- [Directions]: Beginning with the first line, set down every line through the one containing "from bokeh.resources import INLINE", exactly as it appears, but not the pictures.

* Begin Task input *

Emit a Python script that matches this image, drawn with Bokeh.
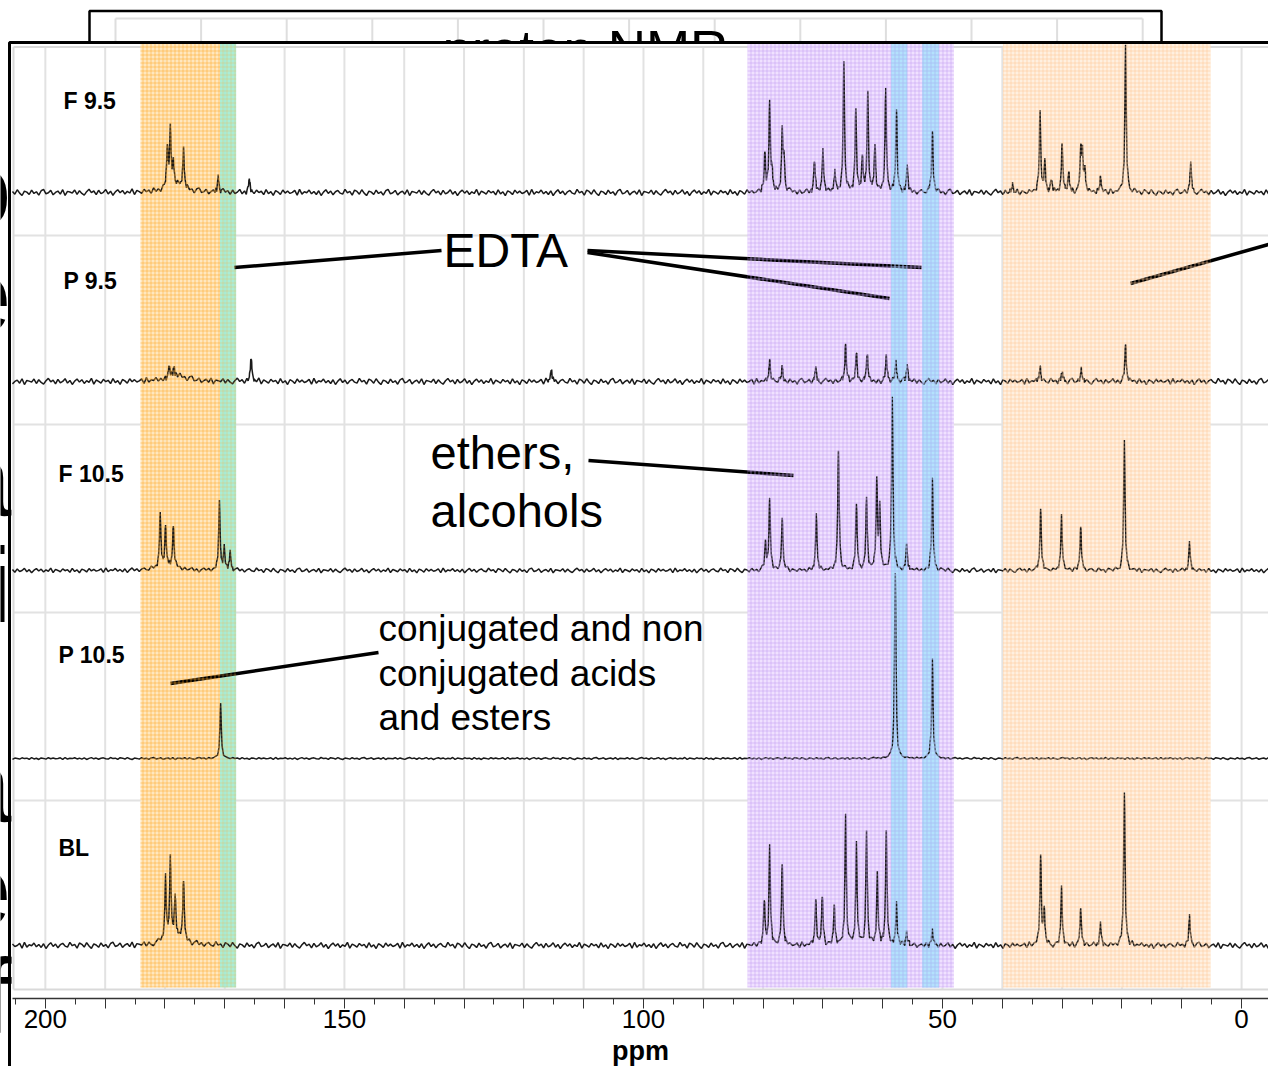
import numpy as np
from bokeh.plotting import figure
from bokeh.models import Range1d, FixedTicker, LinearAxis
from bokeh.core.properties import value
from bokeh.embed import file_html
from bokeh.resources import INLINE

# ---------------- data ----------------
SAMPLES = ["F 9.5", "P 9.5", "F 10.5", "P 10.5", "BL"]
LABELED_TICKS = [200, 150, 100, 50, 0]
MAJOR_TICKS = list(range(0, 201, 10))
MINOR_TICKS = list(range(0, 206, 5))

# peak lists: chemical shift (ppm) and height (px)
F95_PPM = [179.6, 179.1, 178.6, 176.9, 171.1, 165.9,
           79.7, 78.9, 78.5, 76.8, 76.5, 71.4, 70.0, 68.0, 66.5, 64.5, 63.4, 62.5, 61.3, 59.5, 57.7, 55.9, 51.7,
           38.3, 33.7, 32.9, 31.8, 30.0, 28.9, 26.9, 26.6, 26.2, 23.6, 19.4, 8.5]
F95_H = [40, 56, 22, 38, 15, 13,
         39, 90, 17, 59, 30, 32, 41, 19, 129, 83, 34, 97, 46, 102, 84, 26, 63,
         8, 81, 31, 12, 49, 20, 42, 35, 21, 16, 145, 30]
F95_HUMP_PPM = [178.3]
F95_HUMP_H = [7]

P95_PPM = [179.3, 178.5, 165.6, 115.4,
           78.9, 76.8, 71.2, 66.2, 64.4, 62.6, 59.4, 57.8, 55.9,
           33.7, 30.0, 26.8, 19.4]
P95_H = [12, 8, 25, 12,
         22, 15, 14, 38, 30, 28, 25, 20, 16,
         15, 10, 12, 38]
P95_HUMP_PPM = [178.0]
P95_HUMP_H = [6]

F105_PPM = [180.8, 179.9, 178.6, 170.9, 170.1, 169.1,
            79.6, 78.9, 76.8, 71.1, 67.4, 64.4, 62.7, 61.0, 60.5, 58.4, 56.0, 51.7,
            33.6, 30.1, 26.9, 19.6, 8.7]
F105_H = [55, 40, 42, 68, 22, 18,
          28, 72, 52, 55, 120, 68, 72, 88, 60, 173, 25, 92,
          62, 55, 45, 130, 28]
F105_HUMP_PPM = [179.5]
F105_HUMP_H = [4]

P105_PPM = [170.7, 57.9, 51.7]
P105_H = [55, 185, 100]
P105_HUMP_PPM = []
P105_HUMP_H = []

BL_PPM = [179.9, 179.1, 178.3, 176.9,
          79.8, 78.9, 76.8, 71.2, 70.1, 68.1, 66.2, 64.4, 62.7, 60.9, 59.4, 57.7, 56.0, 51.7,
          33.6, 33.0, 30.1, 26.9, 23.6, 19.6, 8.7]
BL_H = [62, 78, 40, 60,
        45, 98, 82, 45, 50, 38, 128, 100, 112, 70, 113, 40, 12, 15,
        92, 35, 58, 38, 22, 155, 30]
BL_HUMP_PPM = [178.3]
BL_HUMP_H = [8]

# hand-read baseline wiggle pattern (relative units)
NOISE = [0.3, -0.5, 0.8, -0.2, -0.9, 0.4, 0.1, -0.6, 0.7, -0.3, 0.2, -0.8, 0.5, 0.9, -0.4, -0.1, 0.6, -0.7,
         0.0, 0.4, -0.5, 0.8, -0.9, 0.3, 0.1, -0.2, 0.7, -0.6, 0.5, -0.3, -0.8, 0.2, 0.9, -0.1, 0.4, -0.7,
         0.6, -0.4, 0.0, 0.8, -0.5, 0.3, -0.9, 0.1, 0.7, -0.2, 0.5, -0.6, 0.2, -0.3, 0.9, -0.8, 0.4, 0.0,
         -0.5, 0.6, -0.1, 0.3, -0.7, 0.8, -0.4, 0.2, -0.9, 0.5, 0.1, -0.6, 0.7, -0.2, 0.4, -0.3, 0.0, 0.6,
         -0.8, 0.9, -0.5, 0.2, -0.1, 0.7, -0.4, 0.3, -0.6, 0.5, -0.9, 0.1, 0.8, -0.3, 0.4, -0.7, 0.2, 0.6,
         -0.2, -0.5, 0.9, -0.1, 0.3, -0.8, 0.7]

# shaded assignment regions (ppm from, ppm to, fill, hatch, hatch alpha)
REGIONS = [
    (184.1, 170.8, "#FFE4B8", "#FFA622", 0.5),
    (170.8, 168.1, "#A2EBD2", "#F2B24A", 0.3),
    (82.6, 48.1, "#EEDEFF", "#C4A0F2", 0.55),
    (58.6, 55.9, "#ACE2FC", "#98D6F6", 0.5),
    (53.4, 50.6, "#ACE2FC", "#98D6F6", 0.5),
    (39.9, 5.2, "#FFEEDD", "#FFC894", 0.55),
]

# ---------------- layout helpers ----------------
W, H = 1268, 1066
X0, X1 = 207.5, -4.5


def X(px):
    return X0 - px * (X0 - X1) / W


BASE = [192, 381, 570, 758, 945]
AMP = [3.4, 3.4, 2.6, 1.1, 3.4]
SEPS = [235, 424, 612, 800]

p = figure(width=W, height=H, x_range=Range1d(X0, X1), y_range=Range1d(H, 0),
           x_axis_type=None, y_axis_type=None, toolbar_location=None,
           output_backend="svg", min_border=0, outline_line_color=None)
p.background_fill_color = "white"
p.border_fill_color = "white"

FONT = value("Liberation Sans")

# ---- background slide box (partly hidden) ----
back_grid = [115 + i * 85.6 for i in range(13)]
p.segment(x0=[X(v) for v in back_grid], y0=[18] * 13, x1=[X(v) for v in back_grid], y1=[60] * 13,
          line_color="#dedede", line_width=2)
p.segment(x0=[X(115)], y0=[18], x1=[X(1142)], y1=[18], line_color="#dedede", line_width=2)
p.text(x=[X(585)], y=[49], text=["proton NMR"], text_font=FONT, text_font_size="53px",
       text_align="center", text_baseline="middle", text_color="black")
p.line(x=[X(89), X(89), X(1161), X(1161)], y=[60, 10.5, 10.5, 60], line_color="black", line_width=2.5)

# main white panel hiding the slide behind
p.quad(left=[X(9)], right=[X(1280)], top=[42], bottom=[H + 5], fill_color="white", line_color=None)

# letters of slide text peeking out on the left
p.text(x=[X(11)] * 7, y=[189, 295, 479, 585, 785, 889, 996], text=["o", "e", "a", "i", "a", "e", "f"],
       text_font=FONT, text_font_size="105px", text_align="right", text_baseline="middle",
       text_color="black")

# ---- plot-area grid ----
p.segment(x0=MAJOR_TICKS, y0=[47] * len(MAJOR_TICKS), x1=MAJOR_TICKS, y1=[989] * len(MAJOR_TICKS),
          line_color="#e2e2e2", line_width=2)
p.segment(x0=[X(13)] * len(SEPS), y0=SEPS, x1=[X(1275)] * len(SEPS), y1=SEPS,
          line_color="#e2e2e2", line_width=2)
p.segment(x0=[X(13), X(13), X(13)], y0=[46.5, 989, 46.5], x1=[X(1275), X(1275), X(13)], y1=[46.5, 989, 989],
          line_color="#d9d9d9", line_width=2)

# ---- shaded regions (fill under the traces) ----
for a, b, fc, hc, ha in REGIONS:
    p.quad(left=[a], right=[b], top=[43], bottom=[987], fill_color=fc, fill_alpha=0.9,
           line_color=None)


# ---- spectra ----
def spectrum(ppms, hs, hump_p, hump_h, base, amp, shift):
    gw = 0.14
    coarse = np.arange(205.5, -4.51, -0.4)
    fine = []
    for c in ppms:
        fine.extend([c - 0.5, c - 0.26, c - 0.13, c - 0.06, c, c + 0.06, c + 0.13, c + 0.26, c + 0.5])
    x = np.unique(np.concatenate([coarse, np.array(fine)]))[::-1]
    y = np.zeros_like(x)
    for c, h in zip(ppms, hs):
        y += h / (1 + ((x - c) / gw) ** 2)
    for c, h in zip(hump_p, hump_h):
        y += h / (1 + ((x - c) / 2.0) ** 2)
    n = np.array([NOISE[(i + shift) % len(NOISE)] for i in range(len(x))])
    return x, base - y - amp * n


SPECS = [(F95_PPM, F95_H, F95_HUMP_PPM, F95_HUMP_H),
         (P95_PPM, P95_H, P95_HUMP_PPM, P95_HUMP_H),
         (F105_PPM, F105_H, F105_HUMP_PPM, F105_HUMP_H),
         (P105_PPM, P105_H, P105_HUMP_PPM, P105_HUMP_H),
         (BL_PPM, BL_H, BL_HUMP_PPM, BL_HUMP_H)]
for k, (pp, hh, hp, hhh) in enumerate(SPECS):
    xs, ys = spectrum(pp, hh, hp, hhh, BASE[k], AMP[k], 17 * k)
    p.line(xs, ys, line_color="#1a1a1a", line_width=1.5)

# ---- annotation leader lines ----
LEADERS = [((234, 267), (441, 250)), ((587, 250), (921, 267)), ((587, 252), (889, 298)),
           ((1130, 283), (1275, 242)), ((588, 460), (793, 475)), ((170, 683), (378, 652))]
p.segment(x0=[X(a[0]) for a, b in LEADERS], y0=[a[1] for a, b in LEADERS],
          x1=[X(b[0]) for a, b in LEADERS], y1=[b[1] for a, b in LEADERS],
          line_color="black", line_width=3.5)

# ---- hatch texture over the shaded regions ----
for a, b, fc, hc, ha in REGIONS:
    p.quad(left=[a], right=[b], top=[43], bottom=[987], fill_alpha=0,
           hatch_pattern="+", hatch_color=hc, hatch_alpha=ha, hatch_scale=4, hatch_weight=1,
           line_color=None)

# ---- texts ----
p.text(x=[X(443)], y=[250], text=["EDTA"], text_font=FONT, text_font_size="48px",
       text_baseline="middle", text_color="black")
p.text(x=[X(430)] * 2, y=[452, 510], text=["ethers,", "alcohols"], text_font=FONT, text_font_size="47px",
       text_baseline="middle", text_color="black")
p.text(x=[X(378)] * 3, y=[628, 673, 717], text=["conjugated and non", "conjugated acids", "and esters"],
       text_font=FONT, text_font_size="37px", text_baseline="middle", text_color="black")

p.text(x=[X(63), X(63), X(58), X(58), X(58)], y=[100, 280, 473, 654, 847], text=SAMPLES,
       text_font=FONT, text_font_size="23px", text_font_style="bold", text_baseline="middle",
       text_color="black")

# ---- main frame border ----
p.line(x=[X(9), X(9), X(1280)], y=[H + 5, 42, 42], line_color="black", line_width=3)

# ---- ppm axis ----
ax = LinearAxis(fixed_location=998, bounds=(X(12), X1))
ax.ticker = FixedTicker(ticks=MAJOR_TICKS, minor_ticks=MINOR_TICKS)
ax.major_label_overrides = {t: (str(t) if t in LABELED_TICKS else "") for t in MAJOR_TICKS}
ax.axis_line_color = "#333333"
ax.axis_line_width = 1.5
ax.major_tick_line_color = "#333333"
ax.minor_tick_line_color = "#333333"
ax.major_tick_out = 10
ax.major_tick_in = 0
ax.minor_tick_out = 6
ax.minor_tick_in = 0
ax.major_label_standoff = 1
ax.major_label_text_font = "Liberation Sans"
ax.major_label_text_font_size = "26px"
ax.major_label_text_color = "black"
ax.axis_label = "ppm"
ax.axis_label_text_font = "Liberation Sans"
ax.axis_label_text_font_size = "27px"
ax.axis_label_text_font_style = "bold"
ax.axis_label_text_color = "black"
ax.axis_label_standoff = 5
p.add_layout(ax, "below")

open("out.html", "w").write(file_html(p, INLINE))
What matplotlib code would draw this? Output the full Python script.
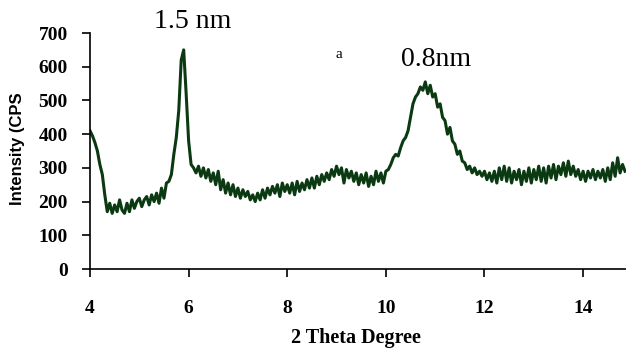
import numpy as np
import matplotlib
matplotlib.use("Agg")
import matplotlib.pyplot as plt

# XRD scan, 2-theta from 4.00 to 14.85 in 0.05 steps
two_theta = np.round(np.arange(4.0, 14.851, 0.05), 2)

intensity = [
    # 4.00 - 4.95
    410, 395, 375, 350, 310, 280, 220, 170, 195, 165, 190, 170, 205, 175, 165, 195, 170, 205, 180, 200,
    # 5.00 - 5.95
    210, 185, 205, 215, 190, 220, 200, 225, 195, 240, 210, 255, 260, 280, 340, 390, 470, 620, 650, 520,
    # 6.00 - 6.95
    380, 310, 300, 285, 305, 275, 300, 270, 295, 260, 285, 250, 290, 235, 265, 225, 255, 220, 250, 215,
    # 7.00 - 7.95
    240, 210, 235, 215, 230, 205, 220, 200, 225, 205, 235, 210, 240, 220, 245, 225, 250, 215, 255, 230,
    # 8.00 - 8.95
    250, 225, 255, 220, 260, 230, 255, 235, 265, 240, 270, 240, 275, 250, 280, 260, 285, 265, 295, 275,
    # 9.00 - 9.95
    305, 280, 300, 255, 295, 270, 290, 260, 285, 250, 280, 255, 285, 245, 275, 250, 290, 260, 285, 255,
    # 10.00 - 10.95
    290, 295, 310, 330, 340, 335, 360, 380, 390, 410, 450, 490, 510, 520, 540, 530, 555, 520, 545, 510,
    # 11.00 - 11.95
    520, 480, 490, 450, 440, 400, 420, 380, 370, 340, 350, 320, 315, 295, 305, 285, 300, 280, 290, 275,
    # 12.00 - 12.95
    290, 265, 285, 260, 290, 255, 300, 265, 305, 260, 300, 255, 290, 265, 295, 250, 290, 260, 300, 255,
    # 13.00 - 13.95
    295, 265, 305, 260, 300, 255, 305, 270, 310, 265, 305, 280, 315, 275, 320, 280, 305, 275, 295, 265,
    # 14.00 - 14.85
    290, 260, 290, 270, 295, 265, 290, 270, 295, 260, 300, 265, 315, 275, 330, 285, 310, 290,
]

x_ticks = [4, 6, 8, 10, 12, 14]
y_ticks = [0, 100, 200, 300, 400, 500, 600, 700]

serif = ["Liberation Serif", "DejaVu Serif"]
sans = ["Liberation Sans", "DejaVu Sans"]

fig = plt.figure(figsize=(6.26, 3.49), dpi=100)
ax = fig.add_axes([90 / 626, 80 / 349, 536 / 626, 236 / 349])

ax.plot(two_theta, intensity, color="#0b3a12", linewidth=2.2)

ax.set_xlim(4, 14.87)
ax.set_ylim(0, 700)
ax.set_xticks(x_ticks)
ax.set_yticks(y_ticks)

for s in ["top", "right"]:
    ax.spines[s].set_visible(False)
for s in ["left", "bottom"]:
    ax.spines[s].set_linewidth(1.2)
    ax.spines[s].set_color("black")

ax.tick_params(axis="both", direction="out", length=6, width=1.2)
ax.tick_params(axis="y", pad=10)
ax.tick_params(axis="x", pad=16)
for lbl in ax.get_xticklabels() + ax.get_yticklabels():
    lbl.set_family(serif)
    lbl.set_fontweight("bold")
    lbl.set_fontsize(14)

fig.text(356 / 626, 1 - 338 / 349, "2 Theta Degree", ha="center", va="center",
         family=serif, fontweight="bold", fontsize=14.5)
fig.text(18 / 626, 1 - 149 / 349, "Intensity (CPS", ha="center", va="center",
         rotation=90, family=sans, fontweight="bold", fontsize=12)

fig.text(193 / 626, 1 - 22 / 349, "1.5 nm", ha="center", va="center",
         family=serif, fontsize=20)
fig.text(339 / 626, 1 - 54 / 349, "a", ha="center", va="center",
         family=serif, fontsize=11)
fig.text(436 / 626, 1 - 60 / 349, "0.8nm", ha="center", va="center",
         family=serif, fontsize=20)

fig.savefig("out.png", dpi=100)
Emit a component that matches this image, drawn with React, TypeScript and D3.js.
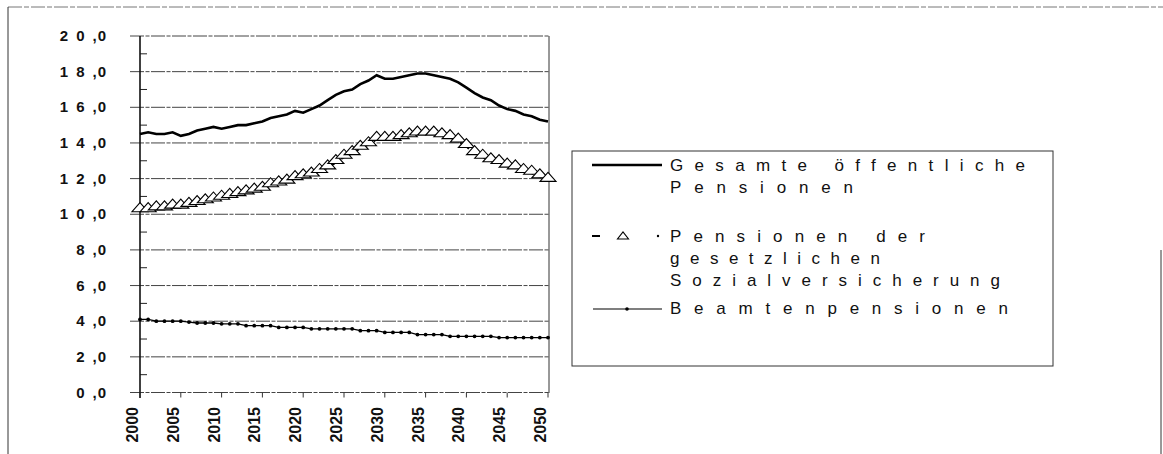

* End Task input *

- [Full answer]:
Emit a Python script that matches this image, drawn with Bokeh.
import numpy as np
from bokeh.plotting import figure
from bokeh.models import Range1d, FixedTicker, LinearAxis
from bokeh.core.properties import value
from bokeh.embed import file_html
from bokeh.resources import INLINE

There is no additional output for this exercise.